We in the hazards awareness community colloquially refer to this activity as, "the Bubba syndrome."  This is when a motorist believes his (and it usually is gender specific) vehicle can get through a flooded area because it is:  1) four wheel drive, 2) lifted, and/or 3) large and powerful.  All of these justifications, so to speak, just don't hold water.

For every foot of flowing water impacting yours vehicle, the water displaces 1500 pounds of curb weight.  One foot of flowing water will cause most passenger vehicles to lose contact with the ground.  Two feet of flowing water will carry most passenger vehicles away, and three feet of flowing water will sweep virtually any vehicle away.  Cars, trucks and buses are buoyant.

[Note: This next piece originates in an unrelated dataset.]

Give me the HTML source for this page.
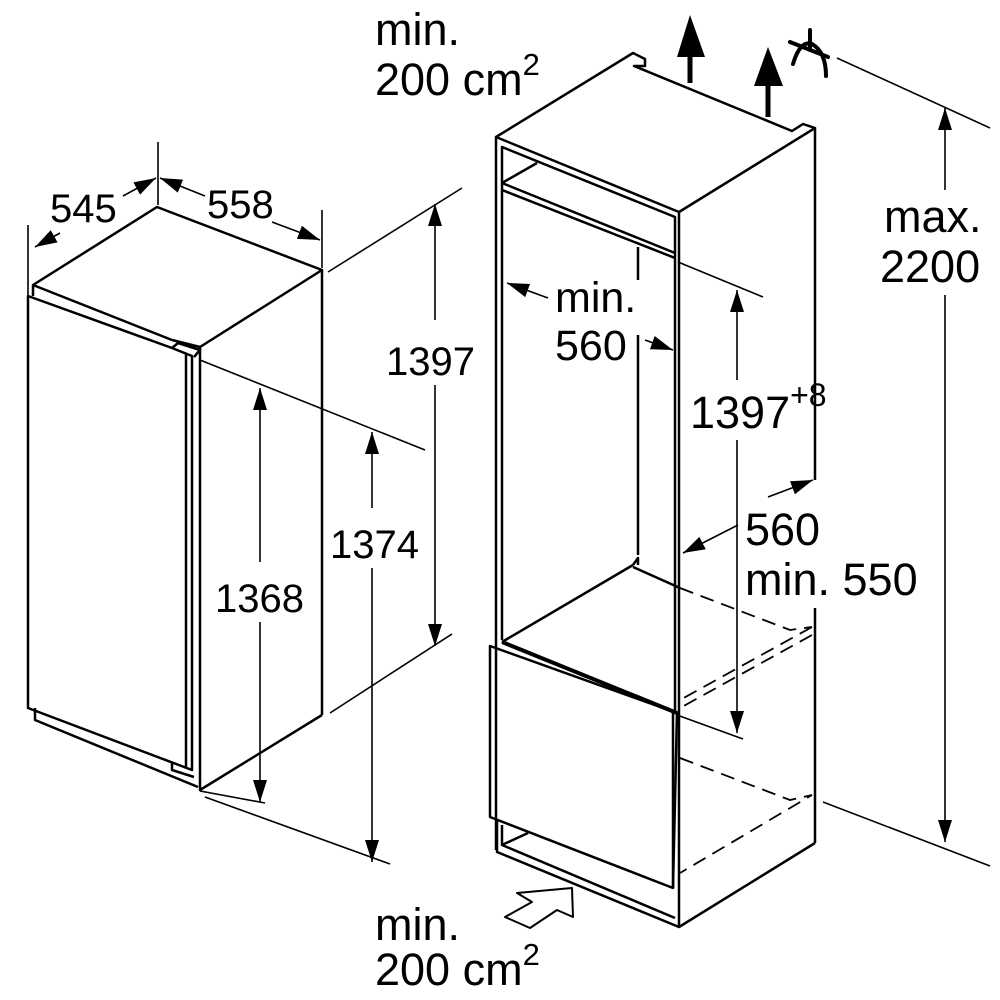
<!DOCTYPE html>
<html><head><meta charset="utf-8"><style>
html,body{margin:0;padding:0;background:#fff}
svg{display:block}
text{font-family:"Liberation Sans",Arial,sans-serif;font-size:40px;fill:#000}
.L{font-size:45px}
</style></head><body>
<svg width="1000" height="1000" viewBox="0 0 1000 1000" xmlns="http://www.w3.org/2000/svg">
<defs>
<marker id="a" markerUnits="userSpaceOnUse" markerWidth="24" markerHeight="14" refX="22" refY="7" orient="auto"><path d="M0,0 L22,7 L0,14 Z" fill="#000"/></marker>
<marker id="b" markerUnits="userSpaceOnUse" markerWidth="24" markerHeight="14" refX="2" refY="7" orient="auto"><path d="M24,0 L2,7 L24,14 Z" fill="#000"/></marker>
</defs>
<g fill="none" stroke="#000" stroke-width="2.5" stroke-linejoin="round">
<polyline points="33,296 33,285 157,207 322,270 200,347 172,340"/>
<line x1="33" y1="285" x2="172" y2="340"/>
<line x1="322" y1="270" x2="322" y2="715"/>
<polyline points="322,715 200,790 200,347"/>
<polygon points="28,296 172,348 192,356 192,770 28,708"/>
<polyline points="186,354 186,768"/>
<polyline points="172,348 178,343 200,350 194,357"/>
<polyline points="35,708 35,720 198,787"/>
<polyline points="172,762 172,770 194,777"/>
</g>
<g fill="none" stroke="#000" stroke-width="1.6">
<line x1="28" y1="225" x2="28" y2="295"/>
<line x1="158" y1="142" x2="158" y2="205"/>
<line x1="322" y1="210" x2="322" y2="268"/>
<line x1="35" y1="247" x2="60" y2="233" marker-start="url(#b)"/>
<line x1="123" y1="196" x2="156" y2="178" marker-end="url(#a)"/>
<line x1="160" y1="178" x2="205" y2="196" marker-start="url(#b)"/>
<line x1="272" y1="222" x2="320" y2="240" marker-end="url(#a)"/>
<line x1="328" y1="272" x2="462" y2="188"/>
<line x1="330" y1="713" x2="452" y2="634"/>
<line x1="435" y1="204" x2="435" y2="320" marker-start="url(#b)"/>
<line x1="435" y1="385" x2="435" y2="646" marker-end="url(#a)"/>
<line x1="200" y1="360" x2="425" y2="450"/>
<line x1="200" y1="791" x2="265" y2="803"/>
<line x1="205" y1="797" x2="390" y2="864"/>
<line x1="260" y1="388" x2="260" y2="562" marker-start="url(#b)"/>
<line x1="260" y1="622" x2="260" y2="802" marker-end="url(#a)"/>
<line x1="372" y1="432" x2="372" y2="508" marker-start="url(#b)"/>
<line x1="372" y1="568" x2="372" y2="862" marker-end="url(#a)"/>
</g>
<g fill="none" stroke="#000" stroke-width="2.5" stroke-linejoin="round">
<polyline points="496,850 496,137 633,53 645,59 645,66 634,66 792,131 803,124 815,128 679,212 496,137"/>
<line x1="815" y1="128" x2="815" y2="480"/>
<line x1="815" y1="608" x2="815" y2="843"/>
<polyline points="679,212 679,927 815,843"/>
<polyline points="502,640 502,147 675,217 675,712"/>
<line x1="502" y1="183" x2="675" y2="253"/>
<line x1="502" y1="183" x2="537" y2="163"/>
<line x1="502" y1="190" x2="675" y2="258"/>
<line x1="502" y1="642" x2="633" y2="565"/>
<polyline points="633,565 638,558 638,565"/>
<line x1="633" y1="567" x2="680" y2="588"/>
<polygon points="490,646 677,713 673,888 490,817"/>
<line x1="673" y1="713" x2="673" y2="888"/>
<line x1="502" y1="642" x2="677" y2="713" stroke-width="4"/>
<polyline points="497,820 497,852 679,927"/>
<polyline points="502,825 502,845 675,918"/>
<line x1="502" y1="845" x2="528" y2="833"/>
<line x1="638" y1="247" x2="638" y2="280"/>
<line x1="638" y1="335" x2="638" y2="555"/>
<polygon points="505,917 530,928 557,910 573,917 572,888 517,893 532,902" stroke-width="2"/>
</g>
<g fill="none" stroke="#000" stroke-width="1.8" stroke-dasharray="14,8">
<polyline points="680,588 790,630 812,627"/>
<line x1="812" y1="627" x2="680" y2="700"/>
<line x1="812" y1="635" x2="680" y2="708"/>
<polyline points="680,758 790,800 812,795 680,873"/>
</g>
<g fill="none" stroke="#000" stroke-width="1.6">
<line x1="678" y1="262" x2="763" y2="297"/>
<line x1="677" y1="715" x2="743" y2="739"/>
<line x1="737" y1="290" x2="737" y2="380" marker-start="url(#b)"/>
<line x1="737" y1="440" x2="737" y2="733" marker-end="url(#a)"/>
<line x1="507" y1="283" x2="548" y2="298" marker-start="url(#b)"/>
<line x1="645" y1="340" x2="673" y2="350" marker-end="url(#a)"/>
<line x1="683" y1="553" x2="738" y2="525" marker-start="url(#b)"/>
<line x1="768" y1="497" x2="813" y2="480" marker-end="url(#a)"/>
<line x1="837" y1="58" x2="990" y2="128"/>
<line x1="823" y1="802" x2="990" y2="866"/>
<line x1="945" y1="108" x2="945" y2="190" marker-start="url(#b)"/>
<line x1="945" y1="295" x2="945" y2="842" marker-end="url(#a)"/>
</g>
<g fill="#000" stroke="#000">
<line x1="690" y1="83" x2="690" y2="40" stroke-width="5"/>
<polygon points="677,57 705,57 690,15" stroke="none"/>
<line x1="768" y1="117" x2="768" y2="80" stroke-width="5"/>
<polygon points="754,86 783,86 768,47" stroke="none"/>
</g>
<g fill="none" stroke="#000" stroke-width="4" stroke-linecap="round">
<line x1="810" y1="30" x2="810" y2="50"/>
<line x1="790" y1="42" x2="828" y2="57"/>
<path d="M793,64 Q800,40 812,44 Q826,52 826,76"/>
</g>
<text class="L" x="375" y="45">min.</text>
<text class="L" x="375" y="95">200 cm<tspan dy="-20" font-size="31">2</tspan></text>
<text class="L" x="375" y="940">min.</text>
<text class="L" x="375" y="985">200 cm<tspan dy="-20" font-size="31">2</tspan></text>
<text x="50" y="222">545</text>
<text x="207" y="218">558</text>
<text x="386" y="375">1397</text>
<text x="330" y="558">1374</text>
<text x="215" y="612">1368</text>
<text class="L" x="555" y="312" style="font-size:43px">min.</text>
<text class="L" x="555" y="360" style="font-size:43px">560</text>
<text class="L" x="690" y="428">1397<tspan dy="-22" font-size="32">+8</tspan></text>
<text class="L" x="745" y="545">560</text>
<text class="L" x="745" y="595">min. 550</text>
<text class="L" x="884" y="232">max.</text>
<text class="L" x="880" y="282">2200</text>
</svg>
</body></html>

It only gets worse when one considers the unknown.  The motorist has no idea what lies beneath the surface of that turbulent, muddy water.  The road or bridge may no longer exist.  The Great Unknown can kill.  Don't gamble with your life or that of your occupants.  Here are a few flash flood safety tops:

  • Do NOT drive around barricades
  • Evacuate if instructed
  • Move to higher ground, or if cut off in a building by rising water, move to a higher floor
  • If trapped in a vehicle, get on top of the vehicle and wait for help to arrive.  Call 911 if you can.

Flood waters are unforgiving.  Do not give them a chance to take your life.